This may be the year more people break away from the Wall Street economic paradigm and give their investment money, large or small, a new life helping the 99 percent. It’s possible—and only small sums are needed to get a start. A thousand dollars and even less—as low as $20—can buy an investment anywhere in the world, from Asia and Africa to one’s own region or home community.

Far be it from us to minimize the value of the services of a good financial planner. But you come to realize after a while that what many of them offer is just permutations of the same thing: investments in corporations that may be enriching their top layers without behaving in responsible ways that benefit the world and lower the risk for you (think BP). Various planners shuffle and deal in various ways, but the pack of cards has a way of being the same.

Some planners, however, will help you find—or at least support you if you find for yourself—investments that envision a different kind of economy.

One example is the Calvert Foundation’s Community Investment Note (CIN), which for a very small amount of money—as little as $20—can get you a share of a very small business in an undeveloped country, or in the United States (www.calvertfoundation.org/invest/how-to-invest/community-investment-note). Calvert invests millions in small businesses in the U.S., and in affordable housing and health, to mention two areas of investment that help lift people out of homelessness and poverty.

If you want your investment targeted to New England, you can invest in the Cooperative Fund of New England (www.cooperativefund.org; 1-800-818-7833). This takes a minimum of $1,000 that has to be left in the fund for a year.

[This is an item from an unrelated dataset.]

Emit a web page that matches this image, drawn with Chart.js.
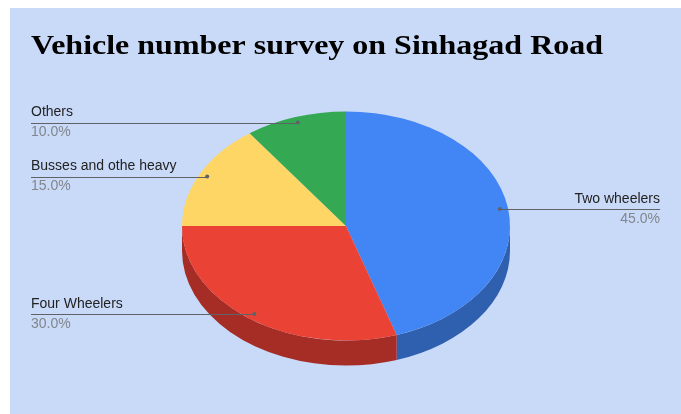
<!DOCTYPE html>
<html>
<head>
<meta charset="utf-8">
<script src="https://cdn.jsdelivr.net/npm/chart.js@4"></script>
<style>
  html, body { margin: 0; padding: 0; background: #fff; }
  canvas { display: block; }
</style>
</head>
<body>
<canvas id="myChart" width="681" height="414"></canvas>
<script>
const titleText = 'Vehicle number survey on Sinhagad Road';
const categories = ['Two wheelers', 'Four Wheelers', 'Busses and othe heavy', 'Others'];
const shares = [45, 30, 15, 10];

const topColors = ['#4285f4', '#ea4335', '#fdd666', '#34a853'];
const sideColors = ['#2f5faf', '#a52d25', '#b5963f', '#25783b'];

const TILT = 114.5 / 164;   // vertical squash of the pie
const DEPTH = 25;           // thickness of the pie side
const TITLE_WIDTH = 572;    // title spans about this many px in the reference

// 배경 + 제목
const backdrop = {
  id: 'backdrop',
  beforeDraw(chart) {
    const c = chart.ctx;
    c.save();
    c.fillStyle = '#ffffff';
    c.fillRect(0, 0, chart.width, chart.height);
    c.fillStyle = '#c9daf8';
    c.fillRect(10, 8, chart.width - 10, chart.height - 8);

    c.fillStyle = '#000000';
    c.font = 'bold 28px "Liberation Serif", serif';
    c.textBaseline = 'alphabetic';
    const w = c.measureText(titleText).width;
    c.translate(31, 54);
    c.scale(TITLE_WIDTH / w, 1);
    c.fillText(titleText, 0, 0);
    c.restore();
  }
};

// 3D 효과: 옆면 그리고 위쪽 타원으로 눌러주기
const tilt3d = {
  id: 'tilt3d',
  beforeDatasetsDraw(chart) {
    const c = chart.ctx;
    const arcs = chart.getDatasetMeta(0).data;
    if (!arcs.length) return;
    const cx = arcs[0].x, cy = arcs[0].y;
    const rx = arcs[0].outerRadius, ry = rx * TILT;

    c.save();
    arcs.forEach((arc, i) => {
      const a1 = Math.max(arc.startAngle, 0);
      const a2 = Math.min(arc.endAngle, Math.PI);
      if (a2 <= a1) return;
      c.beginPath();
      c.ellipse(cx, cy, rx, ry, 0, a1, a2);
      c.ellipse(cx, cy + DEPTH, rx, ry, 0, a2, a1, true);
      c.closePath();
      c.fillStyle = sideColors[i];
      c.fill();
    });
    c.restore();

    c.save();
    c.translate(cx, cy);
    c.scale(1, TILT);
    c.translate(-cx, -cy);
  },
  afterDatasetsDraw(chart) {
    chart.ctx.restore();
  }
};

// 라벨 + 지시선
const leaderLabels = {
  id: 'leaderLabels',
  afterDatasetsDraw(chart) {
    const c = chart.ctx;
    const arcs = chart.getDatasetMeta(0).data;
    const total = shares.reduce((a, b) => a + b, 0);
    c.save();
    arcs.forEach((arc, i) => {
      const rx = arc.outerRadius, ry = rx * TILT;
      const mid = (arc.startAngle + arc.endAngle) / 2;
      const px = arc.x + 0.95 * rx * Math.cos(mid);
      const py = arc.y + 0.95 * ry * Math.sin(mid);
      const right = Math.cos(mid) > 0;
      const endX = right ? 660 : 31;

      c.strokeStyle = '#5f6368';
      c.lineWidth = 1;
      c.beginPath();
      c.moveTo(px, Math.round(py) + 0.5);
      c.lineTo(endX, Math.round(py) + 0.5);
      c.stroke();

      c.fillStyle = '#5f6368';
      c.beginPath();
      c.arc(px, py, 2, 0, Math.PI * 2);
      c.fill();

      c.textAlign = right ? 'right' : 'left';
      c.textBaseline = 'middle';
      c.font = '14px "Liberation Sans", Arial, sans-serif';
      c.fillStyle = '#222222';
      c.fillText(categories[i], endX, py - 10);
      c.fillStyle = '#80868b';
      c.fillText((shares[i] / total * 100).toFixed(1) + '%', endX, py + 10);
    });
    c.restore();
  }
};

const chart = new Chart(document.getElementById('myChart'), {
  type: 'pie',
  data: {
    labels: categories,
    datasets: [{
      data: shares,
      backgroundColor: topColors,
      borderWidth: 0
    }]
  },
  options: {
    responsive: false,
    devicePixelRatio: 1,
    animation: false,
    layout: {
      padding: { left: 182, right: 171, top: 62, bottom: 24 }
    },
    plugins: {
      legend: { display: false },
      tooltip: { enabled: false },
      title: { display: false }
    }
  },
  plugins: [backdrop, tilt3d, leaderLabels]
});
</script>
</body>
</html>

Cooperative Fund of New England helps finance cooperative businesses throughout the region, including businesses and co-ops in the Valley; among its past and present borrowers are Brattleboro Food Co-op; Brattleboro Holistic Health Center; Collective Copies in Amherst; Real Pickles in Greenfield; Energia, LLC in Holyoke; and HAP, Inc. (Hampden Hampshire Housing Partnership) in Springfield.

So why would you go for zero to 2 percent interest (your choice) from CFNE instead of looking for a bigger return on the stock market? For one thing, though your money may not be multiplying as fast with CFNE, it’s safer. “No investor’s ever lost money” with CFNE, says the group’s executive director, Rebecca Dunn. Borrowers replay their loans at a rate of 99.2 percent, and CFNE has a loan loss reserve that it’s built up from grants and from its earnings.

Investors can expect pretty much the same return—rates more or less comparable to bank CDs, but secured with strong reserves—from the Vermont Community Loan Fund (www.investinvermont.org). With a 25-year track record, this fund specializes in lending for down-to-earth constituent needs like housing and day care. Check out its investment offerings and borrower profiles at http://www.investinvermont.org/.

And in Holyoke, for a minimum investment of $2,500, investors can sign on with Common Capital (www.common-capital.org/, formerly Western Massachusetts Enterprise Fund) to help channel money to small businesses in the Valley. On CC’s list of current and former borrowers: River Valley Coop in Northampton, Simple Gifts Farm in Amherst, Cubit Wire and Cable in Holyoke.

It’s not beyond the ability of the 99 percent to attack the problems caused by tight business credit and too-big-to-fail financial service organizations, if the conventional ideas about what investment means can be replaced by a different vision. Even small investors can help create jobs close to home, making the 1 percent less powerful and the 99 percent better off.